As they drive back to New York on a dark and rainswept New Jersey road, Cora pleads her case with Narcisse, insisting that she is the innocent victim. Baiting her, Narcisse suggests punishing Dunn with "a tree, some rope, perhaps?" Cora's all, "Sounds good to me!" And that's the signal for the car to stop, with Narcisse's driver and bodyguard exiting the vehicle so their employer can exact his own discipline on Cora for her racist leanings. Except Narcisse turns out to be more like the Pastors than any sort of nascent civil rights leaders as he preaches "a thing mixed is a thing weakened" to a trembling Cora. The best way I can describe Narcisse's philosophy is that he's a black supremacist. The man is fed up with Cora's proclivity for sleeping with African-American men and crying rape, as it's "a tale I've heard one time too many," but he's no more in favor of race mixing than the Commodore's Season Two muscle, the Ku Klux Klan. It's incredibly satisfying to see Cora dragged out of the car by Narcisse's henchmen and to have her body discovered the next morning by a horde of workmen, reporters and Mayor Bader (the incident occurred at Bader's latest construction site; there was a subplot about Nucky wanting a cut of Bader's profits, but it was such a snoozer that I forgot about it until this final scene), but once we get a glimpse of her mangled dead body (noose around her neck, arm suspiciously missing) in the mud, our satisfaction quickly turns to dread. If Valentin Narcisse is capable of lynching a white woman without fear of repercussion, I fear the grisly havoc that awaits Atlantic City now that he's made the acquaintance of some of its most prominent residents. Even Liza Minnelli, channeling her Sally Bowles character from 40 years ago with her upbeat rendition of "You've Got to See Mama Ev'ry Night" during this scene, can't sing away such a grotesque image.

Over on Boardwalk Empire: Midwestern Edition, Richard has been welcomed home by his sister, Emma, but it's hardly a joyful family reunion.
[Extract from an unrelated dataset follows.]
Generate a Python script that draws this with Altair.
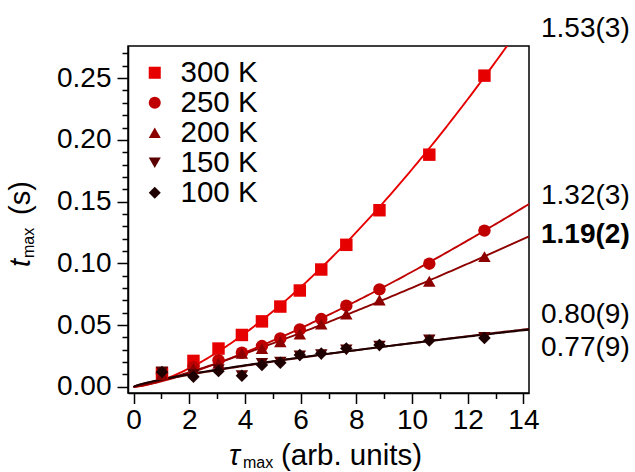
import altair as alt
import pandas as pd
import numpy as np

# ---- data ----
series = ["300 K", "250 K", "200 K", "150 K", "100 K"]
tau = [1.02, 2.15, 3.05, 3.89, 4.61, 5.27, 5.97, 6.74, 7.64, 8.83, 10.62, 12.6]
t300 = [0.011, 0.021, 0.031, 0.042, 0.053, 0.065, 0.078, 0.095, 0.115, 0.143, 0.188, 0.252]
t250 = [0.011, 0.016, 0.0216, 0.0276, 0.033, 0.0392, 0.0465, 0.0549, 0.0657, 0.0789, 0.0997, 0.1265]
t200 = [0.010, 0.015, 0.019, 0.027, 0.031, 0.0365, 0.0427, 0.0508, 0.0589, 0.0703, 0.0855, 0.1055]
t150 = [0.012, 0.010, 0.014, 0.009, 0.019, 0.020, 0.025, 0.026, 0.030, 0.033, 0.038, 0.040]
t100 = [0.012, 0.0081, 0.0127, 0.0089, 0.0176, 0.0195, 0.0257, 0.027, 0.031, 0.0338, 0.0375, 0.0396]
values = [t300, t250, t200, t150, t100]

# power-law fits t = a * tau^n
exponents = [1.53, 1.32, 1.19, 0.80, 0.77]
prefactors = [0.0052, 0.00446, 0.00518, 0.00562, 0.00600]
exp_labels = ["1.53(3)", "1.32(3)", "1.19(2)", "0.80(9)", "0.77(9)"]

x_major = [0, 2, 4, 6, 8, 10, 12, 14]
x_minor = [1, 3, 5, 7, 9, 11, 13]
y_major = [0.0, 0.05, 0.10, 0.15, 0.20, 0.25]
y_minor = [round(0.01 * k, 2) for k in range(0, 28) if k % 5 != 0]

colors = ["#e60000", "#c00000", "#8c0000", "#5a0000", "#1e0000"]
shapes = ["square", "circle", "triangle-up", "triangle-down", "diamond"]

# ---- tables ----
pts = pd.DataFrame(
    [{"series": s, "tau": x, "t": y} for s, vals in zip(series, values) for x, y in zip(tau, vals)]
)
grid = np.linspace(0.0, 14.2, 143)
curves = pd.DataFrame(
    [{"series": s, "tau": float(g), "t": float(a * g ** n)}
     for s, a, n in zip(series, prefactors, exponents) for g in grid]
)

FONT = "Liberation Sans"
W, H = 401, 347

xs = alt.Scale(domain=[-0.2, 14.2], nice=False, zero=False)
ys = alt.Scale(domain=[-0.005, 0.276], nice=False, zero=False)
cs = alt.Scale(domain=series, range=colors)
ss = alt.Scale(domain=series, range=shapes)

leg = alt.Legend(orient="none", legendX=12, legendY=12, title=None,
                 labelFontSize=29.5, labelFont=FONT, labelColor="black",
                 symbolSize=145, rowPadding=-1.3, padding=0, labelOffset=11,
                 symbolStrokeWidth=0)

lines = alt.Chart(curves).mark_line(clip=True, strokeWidth=1.9).encode(
    x=alt.X("tau:Q", scale=xs,
            axis=alt.Axis(values=x_minor, labels=False, tickSize=5.5, domain=False,
                          grid=False, title=None, orient="bottom")),
    y=alt.Y("t:Q", scale=ys,
            axis=alt.Axis(values=y_minor, labels=False, tickSize=6, domain=False,
                          grid=False, title=None, orient="left")),
    color=alt.Color("series:N", scale=cs, legend=leg, sort=series),
)

points = alt.Chart(pts).mark_point(filled=True, size=155, opacity=1).encode(
    x=alt.X("tau:Q", scale=xs,
            axis=alt.Axis(values=x_major, tickSize=10.5, grid=False, title=None,
                          labelFontSize=28, labelPadding=3, labelFlush=False,
                          orient="bottom")),
    y=alt.Y("t:Q", scale=ys,
            axis=alt.Axis(values=y_major, format=".2f", tickSize=11, grid=False,
                          title=None, labelFontSize=28, labelPadding=6, orient="left")),
    color=alt.Color("series:N", scale=cs, legend=leg, sort=series),
    shape=alt.Shape("series:N", scale=ss, legend=leg, sort=series),
)

one = pd.DataFrame({"k": [0]})


def txt(s, x, y, size=28, style="normal", weight="normal", angle=0, baseline="alphabetic"):
    return alt.Chart(one).mark_text(
        text=s, font=FONT, fontSize=size, fontStyle=style, fontWeight=weight,
        angle=angle, align="left", baseline=baseline, color="black",
    ).encode(x=alt.value(x), y=alt.value(y))


texts = []
# exponent labels on the right
label_y = [-17, 150, 189, 269, 302]
for lab, yy in zip(exp_labels, label_y):
    texts.append(txt(lab, 413, yy, weight="bold" if lab == "1.19(2)" else "normal",
                     baseline="middle"))

# x title: tau_max (arb. units)
texts.append(txt("τ", 101, 419, size=29, style="italic"))
texts.append(txt("max", 115, 422, size=16))
texts.append(txt("(arb. units)", 153, 419, size=29.5))
# y title: t_max (s)
texts.append(txt("t", -98, 221, size=29, style="italic", angle=270))
texts.append(txt("max", -94, 212, size=16, angle=270))
texts.append(txt("(s)", -98, 169, size=29, angle=270))

chart = alt.layer(lines, points, *texts).resolve_axis(
    x="independent", y="independent"
).properties(
    width=W, height=H,
    padding={"left": 128, "top": 46, "right": 106, "bottom": 79},
    autosize=alt.AutoSizeParams(type="none"),
).configure(
    font=FONT,
).configure_view(
    stroke="black", strokeWidth=1.5,
).configure_axis(
    domainColor="black", domainWidth=1.5, tickColor="black", tickWidth=1.5,
    labelColor="black", labelFont=FONT,
)

chart.save("out.html", embed_options={"renderer": "svg", "actions": False})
In the past year, as a big-bellied Emma remarks in a single pithy sentence, she was "orphaned in April [when their father died], married in May, pregnant in August, widowed in November." She should stitch that on a pillow somewhere. Adding to her bitterness is her unspoken awareness of how her brother makes his living. When he announces that he has to go to Milwaukee to visit "the veterans' bureau," Emma sternly warns him, "If you don't come back this time, don't come back at all. Couldn't bear it." Them's fighting words, so much so that when Richard arrives at the office of his latest target, he can't go through with the job. His crisis of conscience continues when he's unable to shoot the old, dying family dog to put it out of its misery. Just when it seems Richard is taking steps toward leaving his murderous lifestyle behind for good, he receives an ominous phone call: When he let the Milwaukee man go, he accidentally left behind Emma's past due bill of three years' back taxes on the farm, which was inevitably discovered by the man who hired Richard in the first place (and who had to take care of business in Richard's absence, as depicted by the dead body in the office from where the call originated). Just as Nucky warned Margaret last season, there is no walking away from this type of life. And now Richard has dragged the one person who means the most to him into the worst kind of danger imaginable.
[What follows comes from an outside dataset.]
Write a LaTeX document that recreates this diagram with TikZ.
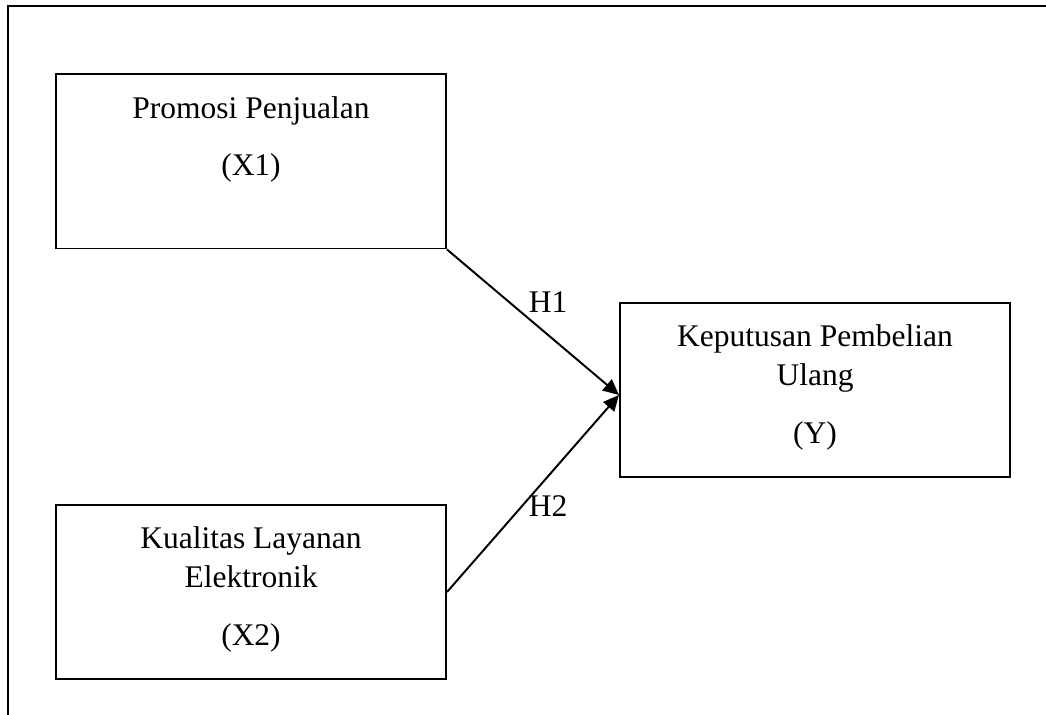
\documentclass[tikz,border=0pt]{standalone}
\usepackage{fontspec}
\setmainfont{Liberation Serif}
\usetikzlibrary{arrows.meta}

\begin{document}
\begin{tikzpicture}[x=0.381pt,y=-0.381pt,
        box/.style={draw,line width=0.75pt,minimum width=148.6pt,minimum height=66.3pt,inner sep=0pt},
        lbl/.style={align=center,inner sep=0pt,font=\fontsize{12}{14.9}\selectfont},
        hyp/.style={line width=0.75pt,-{Triangle[length=6pt,width=5.5pt]}}]
        \useasboundingbox (0,0) rectangle (1046,715);
        % frame
        \draw[line width=0.9pt] (8,715) -- (8,6) -- (1046,6);
        % variables
        \node[box] (x1) at (251,161.5) {};
        \node[box] (ky) at (815,390) {};
        \node[box] (x2) at (251,592) {};
        \node[lbl,anchor=north] (tx1) at ([yshift=-8.5pt]x1.north) {Promosi Penjualan\\[6.8pt](X1)};
        \node[lbl,anchor=north] (tky) at ([yshift=-8.5pt]ky.north) {Keputusan Pembelian\\Ulang\\[7.1pt](Y)};
        \node[lbl,anchor=north] (tx2) at ([yshift=-8.5pt]x2.north) {Kualitas Layanan\\Elektronik\\[7.1pt](X2)};
        % hypotheses
        \coordinate (tip) at (619,395);
        \draw[hyp] (x1.south east) -- (tip);
        \draw[hyp] (x2.east) -- (tip);
        \node[lbl,anchor=base] (h1) at (548,313) {H1};
        \node[lbl,anchor=base] (h2) at (548,517) {H2};
    \end{tikzpicture}
\end{document}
A couple of hundred miles south in Chicago, Nelson Van Alden, still living under the alias of George Mueller, is now working as a flower delivery boy for Dean O'Banion, when he's not pulling double duty as a heavy shaking down those who might owe the O'Banions money. Van Alden's big plot development this season is how he continues to ingratiate himself into the Capones' gang, under the cover of spying for the O'Banions. Michael Shannon delivers another comically genius scene this episode that rivals his meltdown in the iron-sales office last year when he joins the lead-pipe-armed Al Capone and his brothers, Frank and Ralph, at a political rally to "ensure" attendees vote for the "right" candidate. The way Shannon turns his character into Frankenstein's monster, complete with growls and hisses, during the brawl that inevitably breaks out, may just be the healthiest thing Van Alden needs following all those years of pent-up anger, aggression and repression. But Van Alden's best scenes continue to be with his Norwegian wife, Sigrid. The Muellers have moved from their cramped apartment into a brand-new home, and now that they're doing better financially (thanks to Cicero's steady stream of gangsters offering work), Sigrid is dressing less like a fresh-off-the-boat Scandinavian immigrant and more like a modern 1920s American wife these days – and she wants a nice furnished house to go with her new look. So what does she do? Like so many housewives before her and after, she buys a bunch of furniture on credit. Van Alden is annoyed, but certainly not the way he would have been two or three years ago. It's no different than watching Tony and Carmela Soprano – the Muellers have typical marital issues (what couple out there didn't relate to that moment when Sigrid pursed her lips at her husband and he retorts, "Don't make that face!"), and their money has blood all over it. Another bombshell is that for the first time, Sigrid calls Van Alden "Nelson," confirming that she is now the series' Megan Draper.

Tidbits

–Nucky is off to Florida at the end of the episode to investigate a potential land deal, having promoted Eddie under the threat of his resignation (hence the episode's title, "Resignation").

–We get a bit of a history update via newspaper headlines and two Washington-based scenes: The late Warren Harding's corrupt administration is officially kaput with the announcement of Attorney General Harry Daugherty's resignation (so long Christopher McDonald) and President Coolidge's intentions to "take action." A backroom meeting introduces the new, young acting director of the Bureau of Investigation, J. Edgar Hoover, whose undercover agent Warren Knox (which is apparently a pseudonym – Hoover calls him "Jim") is busying himself with taking down Nucky's regime. Whoever this "Jim" person is, he's got a cover made of steel – even the crafty Gaston Means couldn't penetrate Knox's "hayseed" profile.